IT’S not just politicians that are currently on the canvass trail – there is a vote coming down the tracks for the next GAA President.
Well my support would go to whoever vows to disband all ‘playing rules committees’ in Croke Park.
There is a time and a place for change and new innovation but within sporting circles and especially the GAA, it appears that standing still for a little while is wrong.
Can they not just let hurling and Gaelic football mature under their current guise for a few years?
Debate still rages on the positives and negatives of the new ‘Advanced Mark’ in football and now the latest potential change is a sin-bin for hurling.
The introduction of the hurling sin-bin is one of a number of proposals the standing playing rules committee has put to Central Council for approval. Quite simply, it’s time for the standing playing rules committee to sit down.
So the basis for the sin-bin would be the eradicate cynical fouling. Yes, cynical fouling is an increasing occurrence in hurling but for me the rules are there but the issue is that they are not implemented to the letter of the law or on a consistent basis.
Hurling is a physical and abrasive game and common sense has to be applied by referees in varying situations but by and large I believe the rules of the game are sufficient if fully enforced by the referee, two sideline officials, a fourth official and four umpires.
I can hear the counter argument already – ‘oh if the referee did that, there would be no one left on the pitch’. Well so be it, and I can tell you it would only happen once because players want to play not be sent off for two yellow cards or a straight red card.
Limerick hurling manager John Kiely gave his opinion to media after Sunday’s Allianz Hurling League win over Galway.
“No way - the game is fine,” said Kiely.
“The game is absolutely 100% fine - there is no body giving out about the game apart from one or two and they are going to be giving out anyway,” added the Limerick manager.
His opinion will be supported by many but there will also be a broad chorus in favour of the sin-bin.
Debate is healthy in any walk of life and there are certainly enough media, pundits and sub-committees within GAA circles to keep this sin-bin proposal a hot topic for a while.
I’m a firm believer that respect for a referee is a key component in terms of the effectiveness of the rules. In this regard, I’m note one of the 78 motions to Annual Congress later this month pertains to just that.

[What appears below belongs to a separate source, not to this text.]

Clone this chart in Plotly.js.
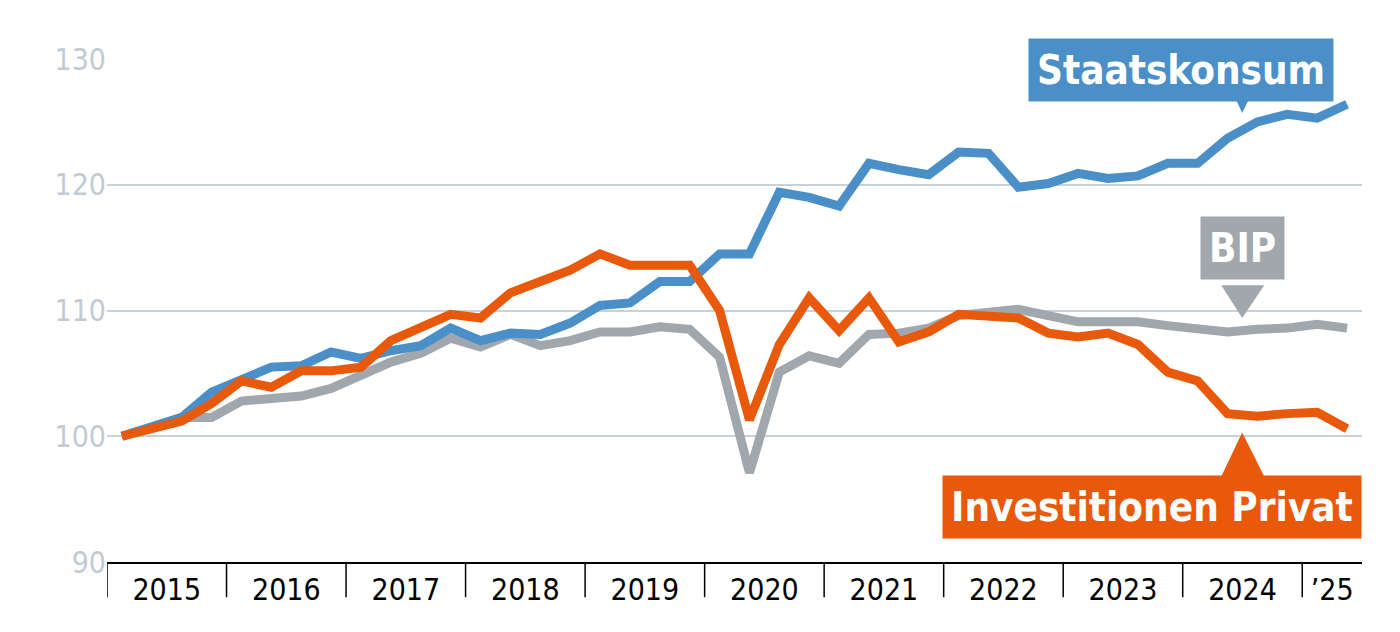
<!DOCTYPE html>
<html><head><meta charset="utf-8">
<script src="https://cdn.plot.ly/plotly-3.0.1.min.js"></script>
<style>body{margin:0}#chart{width:1400px;height:632px}</style>
</head><body><div id="chart"></div>
<script>
// quarterly index, 2015 Q1 = 100, up to 2025 Q2
const staatskonsum = [100,100.8,101.5,103.5,104.5,105.5,105.6,106.7,106.2,106.8,107.2,108.6,107.6,108.2,108.1,109,
  110.4,110.6,112.3,112.3,114.5,114.5,119.4,119.0,118.3,121.7,121.2,120.8,122.6,122.5,119.8,120.1,120.9,120.5,120.7,
  121.7,121.7,123.7,125,125.6,125.3,126.4];
const investPrivat = [100,100.6,101.2,102.6,104.4,103.9,105.2,105.2,105.5,107.6,108.7,109.7,109.4,111.4,112.3,113.2,
  114.5,113.6,113.6,113.6,110,101.3,107.3,111,108.4,111,107.5,108.3,109.7,109.6,109.4,108.2,107.9,108.2,107.3,
  105.1,104.4,101.8,101.6,101.8,101.9,100.6];
const bip = [100,100.7,101.5,101.5,102.8,103,103.2,103.8,104.9,105.9,106.6,107.8,107.1,108.1,107.2,107.6,
  108.3,108.3,108.7,108.5,106.3,97.1,105.1,106.4,105.8,108.1,108.2,108.6,109.6,109.9,110.1,109.6,109.1,109.1,109.1,
  108.8,108.6,108.3,108.5,108.6,108.9,108.6];
const yearLabels = ["2015","2016","2017","2018","2019","2020","2021","2022","2023","2024","’25"];
const yearTickPos = [1.5,5.5,9.5,13.5,17.5,21.5,25.5,29.5,33.5,37.5,40.5];
const yearBounds = [-0.5,3.5,7.5,11.5,15.5,19.5,23.5,27.5,31.5,35.5,39.5];

const xs = staatskonsum.map((_, i) => i);
const BLUE = "#4b8fc9", ORANGE = "#e8590c", GREY = "#a0a8ad";
const FONT = "DejaVu Sans Condensed, DejaVu Sans, sans-serif";

function tr(y, color) {
  return {x: xs, y: y, type: "scatter", mode: "lines", line: {color: color, width: 9}, hoverinfo: "skip"};
}
const data = [tr(bip, GREY), tr(staatskonsum, BLUE), tr(investPrivat, ORANGE)];

const shapes = yearBounds.map(b => ({type: "line", xref: "x", yref: "paper", x0: b, x1: b, y0: 0, y1: -0.07,
  line: {color: "#000", width: 1.5}}));
function tri(x0, x1, xt, yb, yt, color) {
  return {type: "path", xref: "x", yref: "y", path: `M${x0},${yb} L${x1},${yb} L${xt},${yt} Z`,
    fillcolor: color, line: {width: 0}};
}
shapes.push(tri(36.79, 38.23, 37.49, 129.3, 125.7, BLUE));
shapes.push(tri(36.79, 38.23, 37.49, 112.0, 109.4, GREY));
shapes.push(tri(36.79, 38.23, 37.49, 96.8, 100.3, ORANGE));

function box(text, x, y, color, yref) {
  return {text: "<b>" + text + "</b>", x: x, y: y, xref: "x", yref: yref || "y", showarrow: false,
    bgcolor: color, borderpad: 8, font: {family: FONT, size: 40, color: "#fff"}};
}

const layout = {
  width: 1400, height: 632,
  margin: {l: 107, r: 38, t: 59, b: 70},
  paper_bgcolor: "#fff", plot_bgcolor: "#fff",
  showlegend: false,
  xaxis: {range: [-0.5, 41.5], tickvals: yearTickPos, ticktext: yearLabels, ticks: "",
    showgrid: false, zeroline: false, showline: true, linecolor: "#000", linewidth: 1.5,
    tickfont: {family: FONT, size: 30, color: "#000"}},
  yaxis: {range: [90, 130], tickvals: [90,100,110,120,130], ticks: "", showline: false, zeroline: false,
    gridcolor: "#c9d1d8", gridwidth: 1.5,
    tickfont: {family: FONT, size: 30, color: "#c2cbd3"}},
  shapes: shapes,
  annotations: [
    box("Staatskonsum", 35.45, 1.042, BLUE, "paper"),
    box("BIP", 37.49, 115.0, GREY),
    box("Investitionen Privat", 34.48, 94.4, ORANGE)
  ]
};

Plotly.newPlot("chart", data, layout, {displayModeBar: false});
</script>
</body></html>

Fair play to the Naomh Eanna club in Wexford who are proposing to limit two players per team with the right to speak to a referee during games.
It appears anyone else that voices an opinion to the referee would be penalised with a free against them but I would like to see this a yellow card offence.
It’s about giving protection and respect to the referee, which in turn affords the official, the time and confidence, to implement the rules that are already in situ.